__What you should do__: Identify all lines in the data containing the string "that". Copy them out.

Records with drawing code

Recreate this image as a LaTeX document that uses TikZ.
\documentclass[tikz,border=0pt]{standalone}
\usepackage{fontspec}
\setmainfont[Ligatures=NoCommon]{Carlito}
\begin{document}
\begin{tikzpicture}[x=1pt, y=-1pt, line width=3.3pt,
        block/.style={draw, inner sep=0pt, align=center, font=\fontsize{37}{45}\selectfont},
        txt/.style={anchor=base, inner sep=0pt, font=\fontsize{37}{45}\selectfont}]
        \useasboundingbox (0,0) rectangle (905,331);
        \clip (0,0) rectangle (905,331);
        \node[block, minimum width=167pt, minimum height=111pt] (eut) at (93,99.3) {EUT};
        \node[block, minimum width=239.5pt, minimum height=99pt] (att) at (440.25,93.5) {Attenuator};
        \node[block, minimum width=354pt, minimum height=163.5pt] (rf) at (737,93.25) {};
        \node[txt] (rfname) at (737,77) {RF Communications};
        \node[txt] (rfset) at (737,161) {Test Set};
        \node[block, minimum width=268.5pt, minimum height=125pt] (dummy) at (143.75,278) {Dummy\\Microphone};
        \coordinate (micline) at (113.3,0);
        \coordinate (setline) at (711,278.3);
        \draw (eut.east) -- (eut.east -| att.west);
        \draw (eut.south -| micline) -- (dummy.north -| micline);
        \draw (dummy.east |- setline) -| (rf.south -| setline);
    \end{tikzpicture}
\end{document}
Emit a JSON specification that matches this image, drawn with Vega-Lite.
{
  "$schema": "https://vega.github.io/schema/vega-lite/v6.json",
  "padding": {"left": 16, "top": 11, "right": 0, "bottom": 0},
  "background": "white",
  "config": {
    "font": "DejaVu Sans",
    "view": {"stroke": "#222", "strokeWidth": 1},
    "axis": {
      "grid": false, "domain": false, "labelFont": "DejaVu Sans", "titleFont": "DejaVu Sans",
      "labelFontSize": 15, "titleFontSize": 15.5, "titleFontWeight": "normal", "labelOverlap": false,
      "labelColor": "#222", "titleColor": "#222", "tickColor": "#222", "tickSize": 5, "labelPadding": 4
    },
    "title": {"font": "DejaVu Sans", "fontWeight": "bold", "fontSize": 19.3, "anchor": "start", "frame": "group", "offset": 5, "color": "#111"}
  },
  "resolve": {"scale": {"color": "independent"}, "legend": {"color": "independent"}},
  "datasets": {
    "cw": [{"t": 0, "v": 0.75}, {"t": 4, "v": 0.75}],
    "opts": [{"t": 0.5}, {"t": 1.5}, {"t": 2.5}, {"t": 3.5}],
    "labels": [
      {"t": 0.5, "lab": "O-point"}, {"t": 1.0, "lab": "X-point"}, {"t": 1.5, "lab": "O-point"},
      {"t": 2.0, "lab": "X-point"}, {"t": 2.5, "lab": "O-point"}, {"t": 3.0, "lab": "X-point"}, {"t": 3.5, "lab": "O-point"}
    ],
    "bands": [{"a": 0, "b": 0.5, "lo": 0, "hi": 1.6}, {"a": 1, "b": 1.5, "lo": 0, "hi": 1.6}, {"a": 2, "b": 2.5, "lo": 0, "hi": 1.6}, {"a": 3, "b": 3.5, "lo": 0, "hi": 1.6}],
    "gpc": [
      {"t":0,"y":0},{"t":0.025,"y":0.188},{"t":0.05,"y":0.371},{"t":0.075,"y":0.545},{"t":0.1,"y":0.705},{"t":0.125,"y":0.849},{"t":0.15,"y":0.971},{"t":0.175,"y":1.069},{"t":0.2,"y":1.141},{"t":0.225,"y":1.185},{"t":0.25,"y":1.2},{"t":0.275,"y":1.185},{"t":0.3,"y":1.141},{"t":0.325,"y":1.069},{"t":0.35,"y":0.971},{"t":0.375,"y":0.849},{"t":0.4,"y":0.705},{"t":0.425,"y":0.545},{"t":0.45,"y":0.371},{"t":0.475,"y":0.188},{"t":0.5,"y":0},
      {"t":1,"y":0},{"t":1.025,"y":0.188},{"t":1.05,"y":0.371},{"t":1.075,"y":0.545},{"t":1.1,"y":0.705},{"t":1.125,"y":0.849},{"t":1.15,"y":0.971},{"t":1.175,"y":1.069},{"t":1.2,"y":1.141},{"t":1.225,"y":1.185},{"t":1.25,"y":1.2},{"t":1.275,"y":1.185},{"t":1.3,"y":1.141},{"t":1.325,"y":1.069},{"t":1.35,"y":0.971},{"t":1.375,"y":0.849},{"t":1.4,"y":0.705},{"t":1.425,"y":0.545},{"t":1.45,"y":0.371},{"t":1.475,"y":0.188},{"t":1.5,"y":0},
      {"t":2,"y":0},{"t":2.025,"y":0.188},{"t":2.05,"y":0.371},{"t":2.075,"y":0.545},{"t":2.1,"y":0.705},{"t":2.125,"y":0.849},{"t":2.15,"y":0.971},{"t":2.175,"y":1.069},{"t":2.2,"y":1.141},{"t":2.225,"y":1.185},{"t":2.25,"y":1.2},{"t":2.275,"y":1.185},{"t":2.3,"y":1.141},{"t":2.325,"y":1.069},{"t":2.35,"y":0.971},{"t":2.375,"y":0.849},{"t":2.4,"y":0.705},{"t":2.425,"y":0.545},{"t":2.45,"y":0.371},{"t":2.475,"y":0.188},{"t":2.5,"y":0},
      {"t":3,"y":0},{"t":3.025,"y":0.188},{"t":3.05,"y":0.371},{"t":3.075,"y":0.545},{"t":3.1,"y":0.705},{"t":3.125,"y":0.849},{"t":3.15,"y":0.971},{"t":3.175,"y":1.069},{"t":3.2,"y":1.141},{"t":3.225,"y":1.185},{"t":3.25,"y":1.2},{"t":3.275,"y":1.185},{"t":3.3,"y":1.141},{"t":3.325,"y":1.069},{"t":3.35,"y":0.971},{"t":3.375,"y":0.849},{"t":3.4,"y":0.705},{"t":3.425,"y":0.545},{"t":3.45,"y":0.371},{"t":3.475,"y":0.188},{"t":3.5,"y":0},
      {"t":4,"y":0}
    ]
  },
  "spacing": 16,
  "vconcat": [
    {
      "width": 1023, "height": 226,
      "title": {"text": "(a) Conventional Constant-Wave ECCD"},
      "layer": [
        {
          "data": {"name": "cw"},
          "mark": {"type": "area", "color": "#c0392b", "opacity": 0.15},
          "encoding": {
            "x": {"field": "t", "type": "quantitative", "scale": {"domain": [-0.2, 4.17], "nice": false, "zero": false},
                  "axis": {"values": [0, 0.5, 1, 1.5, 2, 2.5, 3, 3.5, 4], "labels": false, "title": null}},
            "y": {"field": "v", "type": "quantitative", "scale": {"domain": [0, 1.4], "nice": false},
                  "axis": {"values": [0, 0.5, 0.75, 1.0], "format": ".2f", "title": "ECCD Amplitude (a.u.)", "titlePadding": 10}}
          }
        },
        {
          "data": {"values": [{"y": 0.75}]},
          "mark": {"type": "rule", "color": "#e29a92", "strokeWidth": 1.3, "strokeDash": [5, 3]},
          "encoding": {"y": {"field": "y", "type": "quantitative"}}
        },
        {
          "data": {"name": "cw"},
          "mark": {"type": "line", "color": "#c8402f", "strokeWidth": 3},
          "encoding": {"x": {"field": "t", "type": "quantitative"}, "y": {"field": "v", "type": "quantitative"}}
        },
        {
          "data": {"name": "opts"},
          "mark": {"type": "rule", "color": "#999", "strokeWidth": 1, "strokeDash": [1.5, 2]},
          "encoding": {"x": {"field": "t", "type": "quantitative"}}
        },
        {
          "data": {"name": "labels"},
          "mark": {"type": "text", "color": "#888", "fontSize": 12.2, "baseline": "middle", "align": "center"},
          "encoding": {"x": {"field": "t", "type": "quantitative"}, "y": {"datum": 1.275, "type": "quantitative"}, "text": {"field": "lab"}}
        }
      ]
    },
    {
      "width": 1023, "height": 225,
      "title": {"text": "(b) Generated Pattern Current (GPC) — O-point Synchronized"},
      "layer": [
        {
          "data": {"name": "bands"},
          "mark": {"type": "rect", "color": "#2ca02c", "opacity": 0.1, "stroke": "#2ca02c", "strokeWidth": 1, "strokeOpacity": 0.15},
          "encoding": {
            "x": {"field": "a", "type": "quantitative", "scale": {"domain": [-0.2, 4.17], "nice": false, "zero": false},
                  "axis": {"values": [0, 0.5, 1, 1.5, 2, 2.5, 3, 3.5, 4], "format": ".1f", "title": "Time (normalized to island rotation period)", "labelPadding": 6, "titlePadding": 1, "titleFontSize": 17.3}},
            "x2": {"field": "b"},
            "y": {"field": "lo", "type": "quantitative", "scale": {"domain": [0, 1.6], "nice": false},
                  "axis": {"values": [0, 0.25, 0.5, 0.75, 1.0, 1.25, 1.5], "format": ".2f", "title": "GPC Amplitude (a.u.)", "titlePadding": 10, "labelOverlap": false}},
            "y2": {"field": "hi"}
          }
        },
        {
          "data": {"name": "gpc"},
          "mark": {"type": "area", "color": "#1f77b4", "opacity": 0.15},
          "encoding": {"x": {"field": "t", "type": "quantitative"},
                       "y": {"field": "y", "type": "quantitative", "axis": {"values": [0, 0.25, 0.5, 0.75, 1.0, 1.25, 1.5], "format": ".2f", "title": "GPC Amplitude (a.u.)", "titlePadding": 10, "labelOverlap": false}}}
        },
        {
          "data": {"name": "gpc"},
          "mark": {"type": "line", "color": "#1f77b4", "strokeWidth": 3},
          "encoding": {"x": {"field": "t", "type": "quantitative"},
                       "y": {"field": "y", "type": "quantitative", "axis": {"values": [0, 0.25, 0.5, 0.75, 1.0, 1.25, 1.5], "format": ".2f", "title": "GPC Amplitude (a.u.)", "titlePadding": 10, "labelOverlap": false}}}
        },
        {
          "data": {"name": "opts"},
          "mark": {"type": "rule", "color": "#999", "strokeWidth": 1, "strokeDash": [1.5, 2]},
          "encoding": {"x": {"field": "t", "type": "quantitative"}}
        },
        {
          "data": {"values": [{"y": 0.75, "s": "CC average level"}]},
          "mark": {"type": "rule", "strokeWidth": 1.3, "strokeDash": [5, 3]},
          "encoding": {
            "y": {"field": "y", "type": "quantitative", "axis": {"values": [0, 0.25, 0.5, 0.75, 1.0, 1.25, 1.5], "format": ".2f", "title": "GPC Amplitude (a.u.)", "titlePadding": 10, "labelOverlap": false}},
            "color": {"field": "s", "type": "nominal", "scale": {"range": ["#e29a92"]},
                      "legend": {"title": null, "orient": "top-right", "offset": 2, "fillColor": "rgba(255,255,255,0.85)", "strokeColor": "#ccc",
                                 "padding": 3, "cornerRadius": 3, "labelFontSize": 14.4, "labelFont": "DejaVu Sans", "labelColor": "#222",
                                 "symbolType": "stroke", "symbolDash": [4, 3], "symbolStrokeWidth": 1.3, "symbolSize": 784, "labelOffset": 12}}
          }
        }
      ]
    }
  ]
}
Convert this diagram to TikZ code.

__Task solution__:
Recreate this image as a LaTeX document that uses TikZ.
Emit a JSON specification that matches this image, drawn with Vega-Lite.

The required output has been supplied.